Aim:
Look for the line containing "Output the Python" and the line containing "1.05, 0.62, 0.45, 1.02, 1.14, 0.82, 0.91, 0.95, 0.26, 0.35]"; retype them and all lines between, exactly, and leave out the pictures.

*** Task inputs ***

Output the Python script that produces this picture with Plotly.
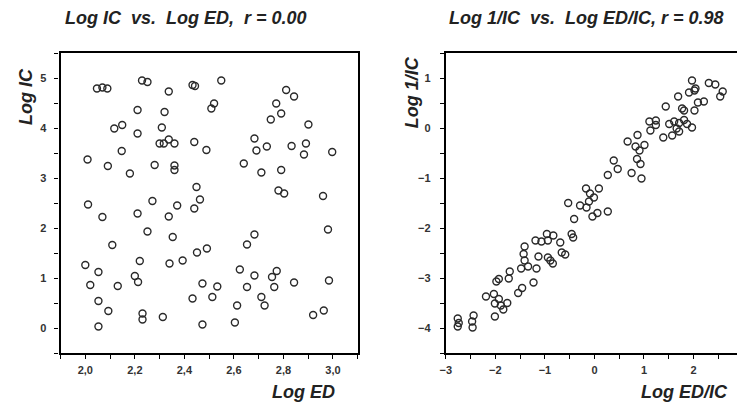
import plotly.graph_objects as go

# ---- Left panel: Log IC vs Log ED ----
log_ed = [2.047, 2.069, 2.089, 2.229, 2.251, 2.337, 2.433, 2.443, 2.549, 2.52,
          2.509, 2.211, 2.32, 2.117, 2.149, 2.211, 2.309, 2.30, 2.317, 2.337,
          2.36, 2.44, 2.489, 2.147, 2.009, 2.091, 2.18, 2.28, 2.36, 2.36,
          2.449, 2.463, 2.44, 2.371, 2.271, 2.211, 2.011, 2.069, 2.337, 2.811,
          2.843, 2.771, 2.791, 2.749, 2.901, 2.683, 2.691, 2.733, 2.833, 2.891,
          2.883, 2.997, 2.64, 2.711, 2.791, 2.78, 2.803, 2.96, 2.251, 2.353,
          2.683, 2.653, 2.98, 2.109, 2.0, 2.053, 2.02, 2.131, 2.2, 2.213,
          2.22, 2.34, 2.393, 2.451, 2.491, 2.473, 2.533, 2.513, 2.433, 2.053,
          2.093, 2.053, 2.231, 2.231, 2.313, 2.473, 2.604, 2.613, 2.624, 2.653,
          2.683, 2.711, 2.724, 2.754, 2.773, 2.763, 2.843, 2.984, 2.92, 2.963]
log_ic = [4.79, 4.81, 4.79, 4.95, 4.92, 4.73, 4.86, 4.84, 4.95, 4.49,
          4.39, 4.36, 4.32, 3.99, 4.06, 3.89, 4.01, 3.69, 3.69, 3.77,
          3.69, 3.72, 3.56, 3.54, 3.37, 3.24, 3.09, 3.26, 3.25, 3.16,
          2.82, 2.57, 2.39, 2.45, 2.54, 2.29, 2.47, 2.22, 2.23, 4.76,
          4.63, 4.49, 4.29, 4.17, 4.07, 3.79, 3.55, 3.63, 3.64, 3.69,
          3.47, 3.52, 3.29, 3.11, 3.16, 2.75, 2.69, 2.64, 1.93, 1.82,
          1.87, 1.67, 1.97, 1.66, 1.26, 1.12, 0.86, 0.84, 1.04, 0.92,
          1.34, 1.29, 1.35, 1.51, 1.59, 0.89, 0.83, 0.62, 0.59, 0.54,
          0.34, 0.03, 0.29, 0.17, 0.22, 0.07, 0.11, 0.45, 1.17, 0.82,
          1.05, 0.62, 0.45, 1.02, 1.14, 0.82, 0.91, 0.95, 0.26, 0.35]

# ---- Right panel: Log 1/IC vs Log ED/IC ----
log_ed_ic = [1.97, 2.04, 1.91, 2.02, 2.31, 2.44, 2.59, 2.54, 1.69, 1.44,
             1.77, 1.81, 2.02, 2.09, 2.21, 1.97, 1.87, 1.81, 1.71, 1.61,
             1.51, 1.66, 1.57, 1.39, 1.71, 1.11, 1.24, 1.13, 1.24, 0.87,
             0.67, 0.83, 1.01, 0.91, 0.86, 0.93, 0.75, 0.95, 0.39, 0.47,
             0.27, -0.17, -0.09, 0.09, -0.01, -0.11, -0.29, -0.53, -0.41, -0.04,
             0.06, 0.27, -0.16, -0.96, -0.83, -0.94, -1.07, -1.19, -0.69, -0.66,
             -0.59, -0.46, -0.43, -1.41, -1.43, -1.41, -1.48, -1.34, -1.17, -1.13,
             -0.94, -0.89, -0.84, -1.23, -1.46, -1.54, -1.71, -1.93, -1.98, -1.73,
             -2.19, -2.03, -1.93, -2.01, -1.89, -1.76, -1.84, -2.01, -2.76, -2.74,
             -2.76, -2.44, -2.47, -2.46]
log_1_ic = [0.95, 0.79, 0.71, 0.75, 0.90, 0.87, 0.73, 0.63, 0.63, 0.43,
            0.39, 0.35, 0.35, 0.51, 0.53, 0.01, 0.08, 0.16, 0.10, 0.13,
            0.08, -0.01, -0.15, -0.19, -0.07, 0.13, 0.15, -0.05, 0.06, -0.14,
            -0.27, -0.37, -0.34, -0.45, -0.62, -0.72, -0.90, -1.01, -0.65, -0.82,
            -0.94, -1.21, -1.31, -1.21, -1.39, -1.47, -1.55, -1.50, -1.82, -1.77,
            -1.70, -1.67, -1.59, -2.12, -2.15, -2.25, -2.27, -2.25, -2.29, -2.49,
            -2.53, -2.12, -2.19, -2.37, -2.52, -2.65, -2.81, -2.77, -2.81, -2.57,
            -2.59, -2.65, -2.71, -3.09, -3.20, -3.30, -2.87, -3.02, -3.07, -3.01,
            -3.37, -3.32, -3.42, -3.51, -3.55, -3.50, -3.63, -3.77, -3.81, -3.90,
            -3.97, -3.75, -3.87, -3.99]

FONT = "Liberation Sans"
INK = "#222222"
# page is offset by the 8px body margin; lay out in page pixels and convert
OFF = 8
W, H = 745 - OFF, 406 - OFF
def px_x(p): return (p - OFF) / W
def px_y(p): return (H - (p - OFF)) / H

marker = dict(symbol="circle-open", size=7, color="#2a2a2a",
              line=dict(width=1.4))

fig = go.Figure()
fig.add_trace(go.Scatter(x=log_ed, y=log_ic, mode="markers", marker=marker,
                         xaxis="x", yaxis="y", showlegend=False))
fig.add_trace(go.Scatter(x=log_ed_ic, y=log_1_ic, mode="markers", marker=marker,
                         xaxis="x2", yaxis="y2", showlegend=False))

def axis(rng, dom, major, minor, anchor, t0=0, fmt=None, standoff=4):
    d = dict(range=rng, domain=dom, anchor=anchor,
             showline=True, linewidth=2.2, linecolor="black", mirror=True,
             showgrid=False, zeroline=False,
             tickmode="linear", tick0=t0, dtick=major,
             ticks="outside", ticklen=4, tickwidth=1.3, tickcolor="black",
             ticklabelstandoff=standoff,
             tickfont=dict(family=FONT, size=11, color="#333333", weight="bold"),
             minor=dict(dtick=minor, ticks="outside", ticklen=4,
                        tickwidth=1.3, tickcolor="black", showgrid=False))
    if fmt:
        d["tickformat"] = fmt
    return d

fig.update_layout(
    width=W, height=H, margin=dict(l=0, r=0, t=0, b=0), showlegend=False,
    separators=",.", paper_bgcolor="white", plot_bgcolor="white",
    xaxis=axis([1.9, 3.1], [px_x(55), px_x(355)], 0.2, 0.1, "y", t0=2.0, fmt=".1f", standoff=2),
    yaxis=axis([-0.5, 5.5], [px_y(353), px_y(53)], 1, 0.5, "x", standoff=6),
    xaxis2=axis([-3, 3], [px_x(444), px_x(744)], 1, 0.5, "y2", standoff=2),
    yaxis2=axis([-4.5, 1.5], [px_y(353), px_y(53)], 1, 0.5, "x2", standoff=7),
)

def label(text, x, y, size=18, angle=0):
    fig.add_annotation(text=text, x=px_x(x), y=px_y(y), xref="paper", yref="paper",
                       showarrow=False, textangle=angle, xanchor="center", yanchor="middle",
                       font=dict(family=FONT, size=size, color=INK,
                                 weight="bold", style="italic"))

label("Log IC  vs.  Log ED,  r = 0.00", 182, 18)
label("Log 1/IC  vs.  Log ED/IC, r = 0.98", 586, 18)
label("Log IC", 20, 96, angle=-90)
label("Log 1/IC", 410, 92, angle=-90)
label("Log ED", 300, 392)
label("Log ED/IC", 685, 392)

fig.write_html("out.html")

***
*** Task inputs ***

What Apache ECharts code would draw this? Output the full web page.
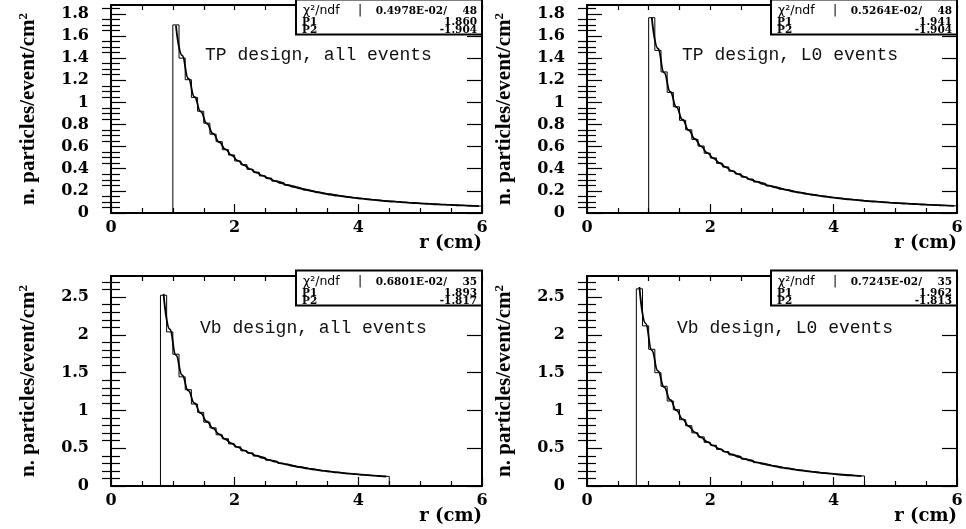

***

Exercise response:
Output the Python script that produces this picture with Plotly.
import plotly.graph_objects as go

# ---- Left panel: Log IC vs Log ED ----
log_ed = [2.047, 2.069, 2.089, 2.229, 2.251, 2.337, 2.433, 2.443, 2.549, 2.52,
          2.509, 2.211, 2.32, 2.117, 2.149, 2.211, 2.309, 2.30, 2.317, 2.337,
          2.36, 2.44, 2.489, 2.147, 2.009, 2.091, 2.18, 2.28, 2.36, 2.36,
          2.449, 2.463, 2.44, 2.371, 2.271, 2.211, 2.011, 2.069, 2.337, 2.811,
          2.843, 2.771, 2.791, 2.749, 2.901, 2.683, 2.691, 2.733, 2.833, 2.891,
          2.883, 2.997, 2.64, 2.711, 2.791, 2.78, 2.803, 2.96, 2.251, 2.353,
          2.683, 2.653, 2.98, 2.109, 2.0, 2.053, 2.02, 2.131, 2.2, 2.213,
          2.22, 2.34, 2.393, 2.451, 2.491, 2.473, 2.533, 2.513, 2.433, 2.053,
          2.093, 2.053, 2.231, 2.231, 2.313, 2.473, 2.604, 2.613, 2.624, 2.653,
          2.683, 2.711, 2.724, 2.754, 2.773, 2.763, 2.843, 2.984, 2.92, 2.963]
log_ic = [4.79, 4.81, 4.79, 4.95, 4.92, 4.73, 4.86, 4.84, 4.95, 4.49,
          4.39, 4.36, 4.32, 3.99, 4.06, 3.89, 4.01, 3.69, 3.69, 3.77,
          3.69, 3.72, 3.56, 3.54, 3.37, 3.24, 3.09, 3.26, 3.25, 3.16,
          2.82, 2.57, 2.39, 2.45, 2.54, 2.29, 2.47, 2.22, 2.23, 4.76,
          4.63, 4.49, 4.29, 4.17, 4.07, 3.79, 3.55, 3.63, 3.64, 3.69,
          3.47, 3.52, 3.29, 3.11, 3.16, 2.75, 2.69, 2.64, 1.93, 1.82,
          1.87, 1.67, 1.97, 1.66, 1.26, 1.12, 0.86, 0.84, 1.04, 0.92,
          1.34, 1.29, 1.35, 1.51, 1.59, 0.89, 0.83, 0.62, 0.59, 0.54,
          0.34, 0.03, 0.29, 0.17, 0.22, 0.07, 0.11, 0.45, 1.17, 0.82,
          1.05, 0.62, 0.45, 1.02, 1.14, 0.82, 0.91, 0.95, 0.26, 0.35]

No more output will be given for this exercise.